Michigan Durable Powers of Attorney and Patient Advocate Designations are Alternatives to Guardianship and Conservatorship Print

Guardianship is a court procedure by which a person is given the responsibility to make decisions about the care of another individual.  A guardian is appointed when an individual is unable to make informed decisions independently, and a guardianship is necessary to provide continuing care and supervision of the incapacitated.  A court can grant a guardian power to make healthcare decisions, to determine where an individual should live, to receive money belonging to an individual and use it for their care.

A conservator is appointed by the court to handle investments and other assets of an individual who cannot effectively manage them.

Guardianship and conservatorship are court-supervised proceedings by which an incapacitated person’s affairs are handled.  Guardians and conservators must file accountings with the probate court.  They must seek court approval before engaging in certain transactions.  Guardianship and conservatorship can be costly, time-consuming, and unduly restrictive.  Many believe that if they are incapacitated, a spouse, child or relative can automatically act for them.

However, without proper planning, a court will make decisions for you if you cannot make your own decisions.  Guardianship and conservatorship were designed to protect those who cannot protect themselves.

Guardianship and conservatorship are sometimes referred to as a “living probate” because of the bureaucracy and cost involved.  You can avoid guardianship and conservatorship by executing a durable power of attorney and patient advocate designation.
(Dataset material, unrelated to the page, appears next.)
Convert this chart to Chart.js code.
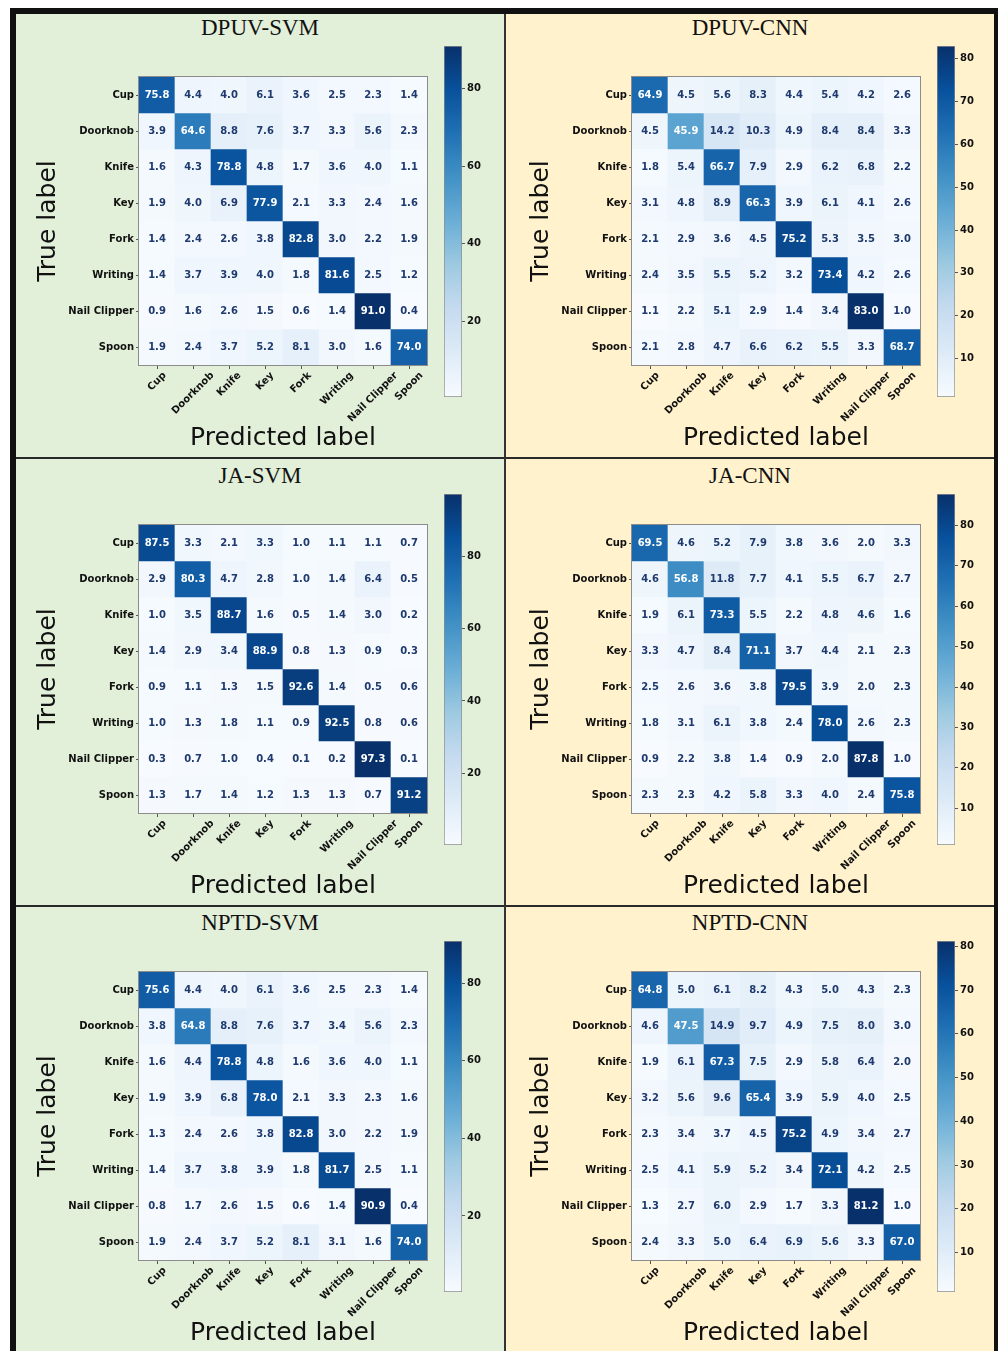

A power of attorney is a written document in which you delegate to another person, your agent, or attorney-in-fact, financial and medical responsibilities.  It is, in essence, a financial permission slip.

A durable power of attorney continues in effect even if you become incapacitated.  You can make a durable power of attorney effective immediately, or only upon your disability.  If effective upon disability, you can outline who will determine disability and how it will be determined.

Your durable power of attorney can grant your agent broad powers or more limited powers.  You could give your agent power to manage and lease, but not sell your property.  You could give your agent power to make gifts of your property at their discretion, or pursuant to standards you set forth.

It is important to have a power of attorney that specifically addresses a broad array of issues.  Otherwise, a third party might not permit your agent to act in your place.

It is also imperative you choose your agent wisely.  Choose someone who is trustworthy, loyal, and responsible.

In addition to a durable power of attorney, you should designate a patient advocate. Your patient advocate can make decisions for you when you become unable to participate in medical treatment decisions yourself.  You can grant your patient advocate the right to withhold or withdraw treatment.

While Michigan has no statute recognizing living wills, you can express your wishes concerning end-of-life treatment.  Your patient advocate has a duty to try to honor you wishes.  Your patient advocate must sign an “acceptance” before he or she can act.

The durable power of attorney and patient advocate are powerful planning tools for dealing with incapacity and disability.